The backlash boils down to accusing Israelis of being colonizers and claiming that name Sabra “is particularly insensitive,” as Vulture put it, because “it calls to mind the Sabra and Shatila massacre.” Does it? Sabra is also the name of a billion-dollar food concern that controls more than 50 percent of the American hummus market. Thoughts and prayers to all of you reminded of 40-year-old factional violence in Lebanon when passing that container of avocado-flavored chickpea dip at the supermarket.

By the way, I have little doubt Marvel is going to use Sabra to teach audiences vacuous lessons on the human condition and Middle East. The comics already did. In “Incredible Hulk” No. 256 — “Power and Peril in the Promised Land!” — the “Hulk finds himself in the crossfire of the Israelis and the Arabs! Will Banner’s compassion for a fallen child soften Sabra’s heart?”

In the comic, Bruce Banner befriends an Arab Israeli boy, who laments the situation in the Holy Land. “Both my people and the Israelis say that this land is theirs. They could share it, but two very old books tell them they must kill each other over it,” the kid tells Banner. Soon, the unfortunate boy is murdered in a terrorist bombing. Hulk smash! When the cold-hearted Sabra, a policewoman named Ruth Bat-Seraph during the day, shows up at the scene, she sees the dead boy — grasping for the first time that Arabs are humans, too! — and erroneously blames the Hulk for the carnage. But before any “circle of violence” allegory can ensue, the Hulk offers his views on the situation. “Boy died because boy’s people & yours both want to own land! Boy died because you wouldn’t share! Boy died because of two old books that say his people & yours must fight and kill for land! Now boy is dead – but boy didn’t even read books!”

Didn’t even read books.

Anyway, an average Marvel fan reading about the backlash over Sabra might be led to believe that Israelis, rather than Maronite Christians, had massacred hundreds of Palestinians in 1982. They may never know that the murders were reprisals for numerous Muslim atrocities against Christians — in particular, the assassination of then-president Bashir Gemayel and two dozen of his followers.
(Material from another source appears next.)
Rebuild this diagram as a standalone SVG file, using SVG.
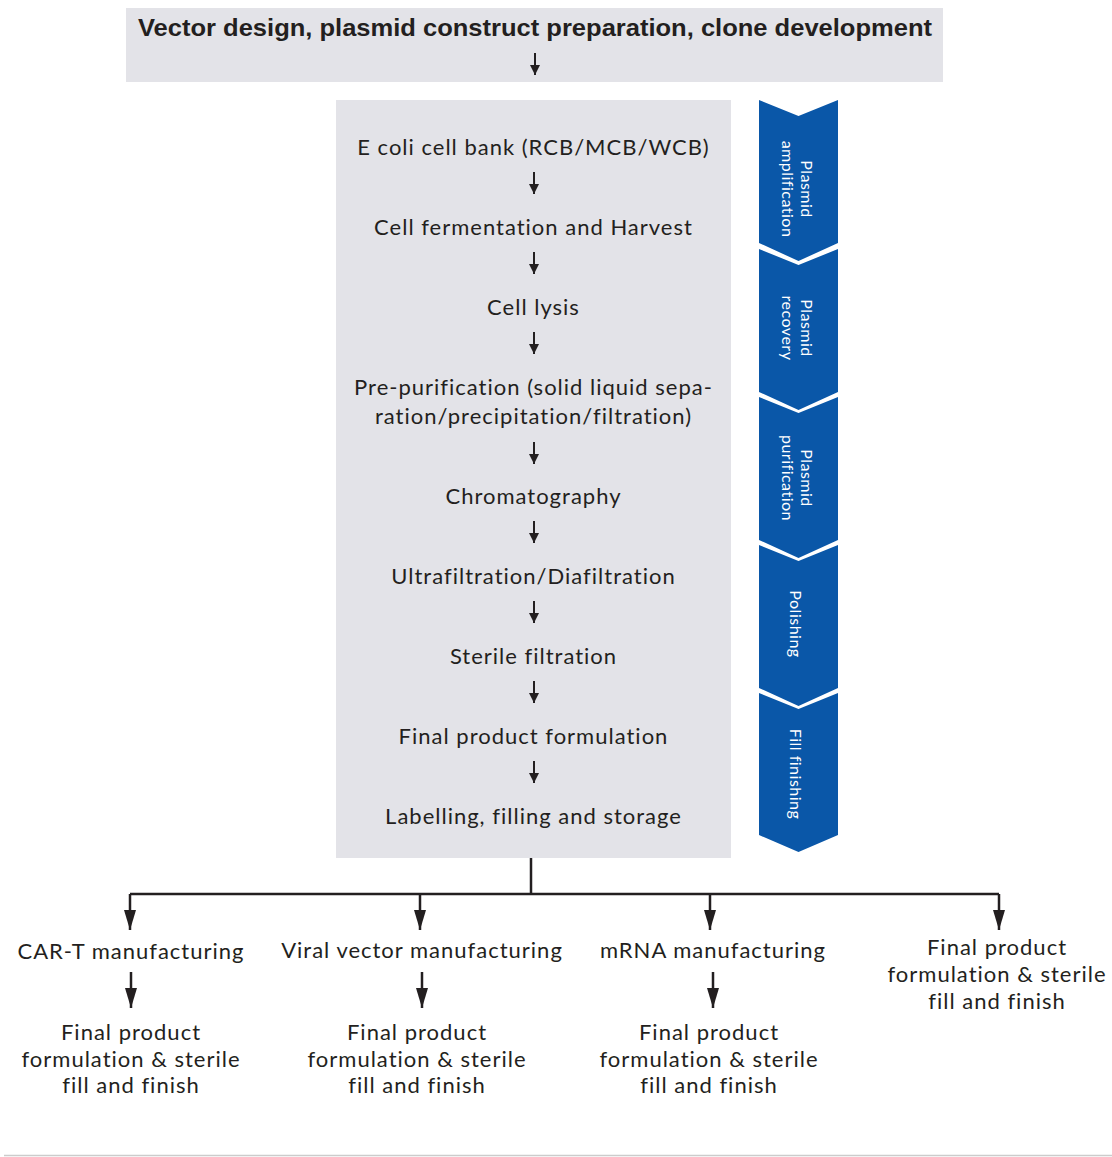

They may never know that among the 19 massacres of the Lebanese Civil War, the 1982 killings were far from the worse (in 1976, somewhere up to 5,000 were killed at Tel al-Zaatar by Phalangists) or even the worst to happen at Sabra and Shatila (in 1985, 3,781 people were murdered.) The only reason the 1982 Sabra and Shatila matter is that it could be blamed on Israel.

And, indeed, Israel made a tragic mistake allowing the Phalange to enter Sabra and Shatila, ostensibly to shut down Palestinian terror cells. There was widespread outrage and huge demonstrations in Israel after the incident. The Israeli government set up The Kahan Commission, which found that the army had been indirectly responsible for the massacre because army leaders had failed to foresee the violence. The political fallout would lead to numerous resignations, including that of Defense Minister Ariel Sharon. (Can anyone imagine Palestinians taking responsibility for the lives of Israelis in 1982? Or most governments? Even today, Fatah pays bounties for Jewish lives.)

Movies about Israel have been notoriously terrible, both on historical and moral grounds. The worst in recent memory was Steven Spielberg’s insufferably sanctimonious “Munich,” a near-completely fictional retelling of the operation to hunt down the terrorists who murdered Israeli Olympic athletes in 1972. The director reimagined heroes as emotional wrecks who grapple with a bunch of leftist pieties. But what makes these films, and the stupid controversies that surround them, so destructive is that they doubtlessly mislead people otherwise uninterested in history.